The authors of [3] demonstrate how SAX can be combined with TARZAN for anomaly detection. The TARZAN function allows a SAX, 1d-SAX, or ABBA constructor [2].
Install python packages:
pip install -r requirements.txt
Run the unit tests by the following command:
python test_TARZAN.py -v
- Current implementation not linear! Store z-score in suffix tree to prevent repetitive computation. Currently edges contain substrings so not every substring has a node. This prevents breadth search as recommended in [1].
- Improve documentation.
- Implement Ukkonen method [5].
[1] E. Keogh, S. Lonardi, and B. Chiu: "Finding surprising patterns in a time series database in linear time and space." Proceedings of the 8th ACM SIGKDD International Conference on Knowledge Discovery and Data Mining, 2002.
[2] S. Elsworth and S. Güttel: "ABBA: Adaptive Brownian bridge-based symbolic aggregation of time series." MIMS Eprint 2019.11 (http://eprints.maths.manchester.ac.uk/2712/), Manchester Institute for Mathematical Sciences, The University of Manchester, UK, 2019.

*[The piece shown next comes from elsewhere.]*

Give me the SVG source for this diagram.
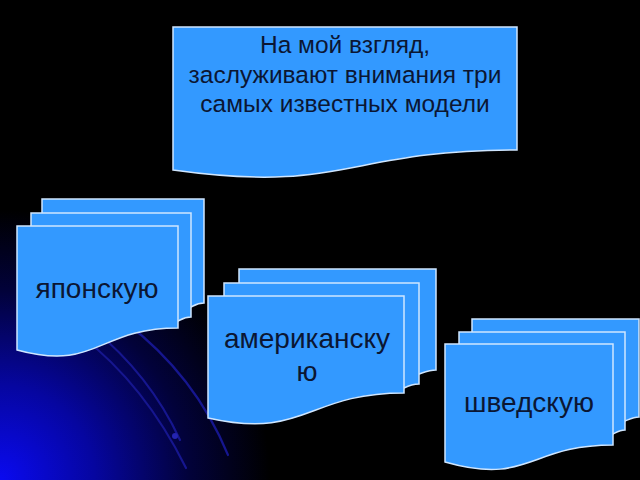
<svg xmlns="http://www.w3.org/2000/svg" width="640" height="480" viewBox="0 0 640 480">
  <defs>
    <radialGradient id="glow" gradientUnits="userSpaceOnUse" cx="0" cy="480" r="270">
      <stop offset="0" stop-color="#0a0af0"/>
      <stop offset="0.35" stop-color="#0606a0"/>
      <stop offset="0.7" stop-color="#02023a"/>
      <stop offset="1" stop-color="#000000"/>
    </radialGradient>
    <style>
      .doc { fill: #3399ff; stroke: #cfe6ff; stroke-width: 1.5; }
      .lbl { font-family: "Liberation Sans", Arial, sans-serif; fill: #0b1633; text-anchor: middle; }
      .deco { fill: none; stroke: #16168f; stroke-width: 2.2; stroke-linecap: round; }
    </style>
  </defs>

  <rect width="640" height="480" fill="#000000"/>
  <rect width="640" height="480" fill="url(#glow)"/>

  <g id="decor">
    <path class="deco" d="M 80 335 Q 145 385 186 468"/>
    <path class="deco" d="M 92 328 Q 150 375 180 440"/>
    <path class="deco" d="M 125 322 Q 195 375 228 455"/>
    <circle cx="175" cy="436" r="3" fill="#2424b0"/>
  </g>

  <g id="top-note">
    <path class="doc" d="M 173 27 H 517 V 150 C 345 150 345 194 173 170 Z"/>
    <text class="lbl" font-size="24.5" x="345" y="53">На мой взгляд,</text>
    <text class="lbl" font-size="24.5" x="345" y="83">заслуживают внимания три</text>
    <text class="lbl" font-size="24.5" x="345" y="112">самых известных модели</text>
  </g>

  <g id="japanese">
    <path class="doc" d="M 42 199 H 204 V 303 C 198 303 195 305 191 307 L 42 307 Z"/>
    <path class="doc" d="M 31 213 H 191 V 317 C 185 317 182 319 178 321 L 31 321 Z"/>
    <path class="doc" d="M 17 226 H 178 V 328 C 97 328 97 372 17 350 Z"/>
    <text class="lbl" font-size="28" x="97" y="298">японскую</text>
  </g>

  <g id="american">
    <path class="doc" d="M 239 269 H 436 V 370 C 430 370 425 372 419 374 L 239 374 Z"/>
    <path class="doc" d="M 224 283 H 419 V 384 C 413 384 408 386 404 388 L 224 388 Z"/>
    <path class="doc" d="M 208 296 H 404 V 393 C 306 393 306 440 208 418 Z"/>
    <text class="lbl" font-size="28" x="307" y="348">американску</text>
    <text class="lbl" font-size="28" x="307" y="381">ю</text>
  </g>

  <g id="swedish">
    <path class="doc" d="M 472 319 H 639 V 417 C 634 417 630 419 625 421 L 472 421 Z"/>
    <path class="doc" d="M 459 332 H 625 V 430 C 620 430 617 432 613 434 L 459 434 Z"/>
    <path class="doc" d="M 445 344 H 613 V 445 C 529 445 529 486 445 462 Z"/>
    <text class="lbl" font-size="28" x="529" y="412">шведскую</text>
  </g>

  <g id="connectors"></g>
</svg>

[3] J. Lin,E. Keogh, L. Wei, and S. Lonardi: "Experiencing SAX: a novel symbolic representation of time series." Data Mining and Knowledge Discovery, 15(2):107--144, 2007.
[4] E. M. McCreight: "A space-economical suffix tree construction algorithm." Journal of the ACM, 23(2):262--272, 1976.
[5] E. Ukkonen: "On-line construction of suffix trees." Algorithmica 14(3):249-260, 1995.